» **Dataset content**:
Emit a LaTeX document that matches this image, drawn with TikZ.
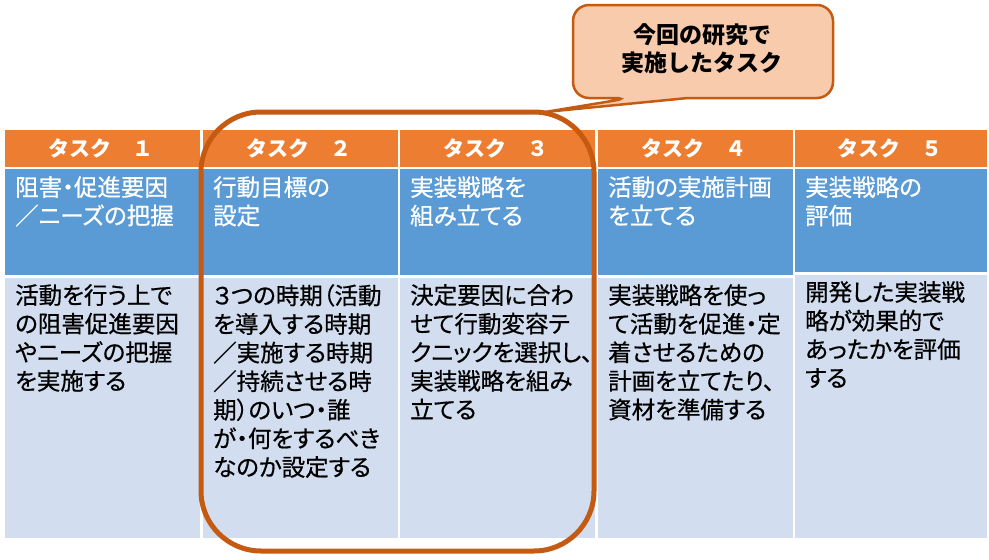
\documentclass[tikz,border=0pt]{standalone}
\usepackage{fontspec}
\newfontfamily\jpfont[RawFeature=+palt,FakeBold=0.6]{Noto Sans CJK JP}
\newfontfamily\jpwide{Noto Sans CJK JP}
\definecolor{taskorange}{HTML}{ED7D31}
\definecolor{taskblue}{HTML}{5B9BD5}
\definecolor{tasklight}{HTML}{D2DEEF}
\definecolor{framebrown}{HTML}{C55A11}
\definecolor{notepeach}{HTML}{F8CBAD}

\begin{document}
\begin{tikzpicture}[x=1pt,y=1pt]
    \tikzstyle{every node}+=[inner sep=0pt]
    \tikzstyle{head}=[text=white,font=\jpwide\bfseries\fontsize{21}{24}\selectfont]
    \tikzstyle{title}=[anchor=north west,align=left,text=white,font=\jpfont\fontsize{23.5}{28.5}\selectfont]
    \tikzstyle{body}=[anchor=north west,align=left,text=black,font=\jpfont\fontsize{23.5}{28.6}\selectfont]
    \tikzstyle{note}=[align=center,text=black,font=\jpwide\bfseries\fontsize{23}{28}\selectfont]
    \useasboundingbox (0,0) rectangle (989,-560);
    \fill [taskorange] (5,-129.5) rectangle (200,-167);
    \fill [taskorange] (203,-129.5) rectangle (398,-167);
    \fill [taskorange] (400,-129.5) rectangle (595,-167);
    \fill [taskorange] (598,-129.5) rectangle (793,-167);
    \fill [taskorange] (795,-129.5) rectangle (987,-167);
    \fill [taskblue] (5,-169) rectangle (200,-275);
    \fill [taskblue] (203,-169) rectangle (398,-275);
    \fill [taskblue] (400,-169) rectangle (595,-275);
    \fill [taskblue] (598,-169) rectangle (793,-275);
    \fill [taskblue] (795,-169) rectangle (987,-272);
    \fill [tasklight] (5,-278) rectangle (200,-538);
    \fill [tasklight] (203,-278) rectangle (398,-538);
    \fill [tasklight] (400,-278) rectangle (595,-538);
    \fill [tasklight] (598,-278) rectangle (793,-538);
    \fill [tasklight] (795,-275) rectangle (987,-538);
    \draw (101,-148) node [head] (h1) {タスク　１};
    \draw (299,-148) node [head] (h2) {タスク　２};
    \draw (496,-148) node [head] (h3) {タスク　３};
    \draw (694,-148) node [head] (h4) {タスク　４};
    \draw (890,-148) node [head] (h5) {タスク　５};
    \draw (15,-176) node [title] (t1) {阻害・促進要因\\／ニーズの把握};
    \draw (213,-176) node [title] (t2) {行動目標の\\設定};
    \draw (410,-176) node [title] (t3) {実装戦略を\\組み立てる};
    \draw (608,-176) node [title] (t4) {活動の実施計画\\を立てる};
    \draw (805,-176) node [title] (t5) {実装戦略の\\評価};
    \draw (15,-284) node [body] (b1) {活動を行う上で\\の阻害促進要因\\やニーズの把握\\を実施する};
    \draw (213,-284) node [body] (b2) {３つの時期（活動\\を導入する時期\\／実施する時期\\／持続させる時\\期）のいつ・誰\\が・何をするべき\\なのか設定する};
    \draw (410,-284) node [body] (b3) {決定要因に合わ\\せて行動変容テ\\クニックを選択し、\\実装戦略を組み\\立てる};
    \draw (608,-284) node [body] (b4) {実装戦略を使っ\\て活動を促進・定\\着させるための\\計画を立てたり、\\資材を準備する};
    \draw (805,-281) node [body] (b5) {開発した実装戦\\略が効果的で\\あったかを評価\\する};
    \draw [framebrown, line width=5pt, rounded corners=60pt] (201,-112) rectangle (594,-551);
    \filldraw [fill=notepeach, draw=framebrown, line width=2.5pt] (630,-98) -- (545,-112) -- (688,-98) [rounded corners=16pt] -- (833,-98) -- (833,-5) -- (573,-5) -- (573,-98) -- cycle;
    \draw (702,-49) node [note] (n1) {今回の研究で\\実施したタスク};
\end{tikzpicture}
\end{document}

» **Set task**: Except for the pictures, print the data above exactly.

» **Answer in full**:
Emit a LaTeX document that matches this image, drawn with TikZ.
\documentclass[tikz,border=0pt]{standalone}
\usepackage{fontspec}
\newfontfamily\jpfont[RawFeature=+palt,FakeBold=0.6]{Noto Sans CJK JP}
\newfontfamily\jpwide{Noto Sans CJK JP}
\definecolor{taskorange}{HTML}{ED7D31}
\definecolor{taskblue}{HTML}{5B9BD5}
\definecolor{tasklight}{HTML}{D2DEEF}
\definecolor{framebrown}{HTML}{C55A11}
\definecolor{notepeach}{HTML}{F8CBAD}

\begin{document}
\begin{tikzpicture}[x=1pt,y=1pt]
    \tikzstyle{every node}+=[inner sep=0pt]
    \tikzstyle{head}=[text=white,font=\jpwide\bfseries\fontsize{21}{24}\selectfont]
    \tikzstyle{title}=[anchor=north west,align=left,text=white,font=\jpfont\fontsize{23.5}{28.5}\selectfont]
    \tikzstyle{body}=[anchor=north west,align=left,text=black,font=\jpfont\fontsize{23.5}{28.6}\selectfont]
    \tikzstyle{note}=[align=center,text=black,font=\jpwide\bfseries\fontsize{23}{28}\selectfont]
    \useasboundingbox (0,0) rectangle (989,-560);
    \fill [taskorange] (5,-129.5) rectangle (200,-167);
    \fill [taskorange] (203,-129.5) rectangle (398,-167);
    \fill [taskorange] (400,-129.5) rectangle (595,-167);
    \fill [taskorange] (598,-129.5) rectangle (793,-167);
    \fill [taskorange] (795,-129.5) rectangle (987,-167);
    \fill [taskblue] (5,-169) rectangle (200,-275);
    \fill [taskblue] (203,-169) rectangle (398,-275);
    \fill [taskblue] (400,-169) rectangle (595,-275);
    \fill [taskblue] (598,-169) rectangle (793,-275);
    \fill [taskblue] (795,-169) rectangle (987,-272);
    \fill [tasklight] (5,-278) rectangle (200,-538);
    \fill [tasklight] (203,-278) rectangle (398,-538);
    \fill [tasklight] (400,-278) rectangle (595,-538);
    \fill [tasklight] (598,-278) rectangle (793,-538);
    \fill [tasklight] (795,-275) rectangle (987,-538);
    \draw (101,-148) node [head] (h1) {タスク　１};
    \draw (299,-148) node [head] (h2) {タスク　２};
    \draw (496,-148) node [head] (h3) {タスク　３};
    \draw (694,-148) node [head] (h4) {タスク　４};
    \draw (890,-148) node [head] (h5) {タスク　５};
    \draw (15,-176) node [title] (t1) {阻害・促進要因\\／ニーズの把握};
    \draw (213,-176) node [title] (t2) {行動目標の\\設定};
    \draw (410,-176) node [title] (t3) {実装戦略を\\組み立てる};
    \draw (608,-176) node [title] (t4) {活動の実施計画\\を立てる};
    \draw (805,-176) node [title] (t5) {実装戦略の\\評価};
    \draw (15,-284) node [body] (b1) {活動を行う上で\\の阻害促進要因\\やニーズの把握\\を実施する};
    \draw (213,-284) node [body] (b2) {３つの時期（活動\\を導入する時期\\／実施する時期\\／持続させる時\\期）のいつ・誰\\が・何をするべき\\なのか設定する};
    \draw (410,-284) node [body] (b3) {決定要因に合わ\\せて行動変容テ\\クニックを選択し、\\実装戦略を組み\\立てる};
    \draw (608,-284) node [body] (b4) {実装戦略を使っ\\て活動を促進・定\\着させるための\\計画を立てたり、\\資材を準備する};
    \draw (805,-281) node [body] (b5) {開発した実装戦\\略が効果的で\\あったかを評価\\する};
    \draw [framebrown, line width=5pt, rounded corners=60pt] (201,-112) rectangle (594,-551);
    \filldraw [fill=notepeach, draw=framebrown, line width=2.5pt] (630,-98) -- (545,-112) -- (688,-98) [rounded corners=16pt] -- (833,-98) -- (833,-5) -- (573,-5) -- (573,-98) -- cycle;
    \draw (702,-49) node [note] (n1) {今回の研究で\\実施したタスク};
\end{tikzpicture}
\end{document}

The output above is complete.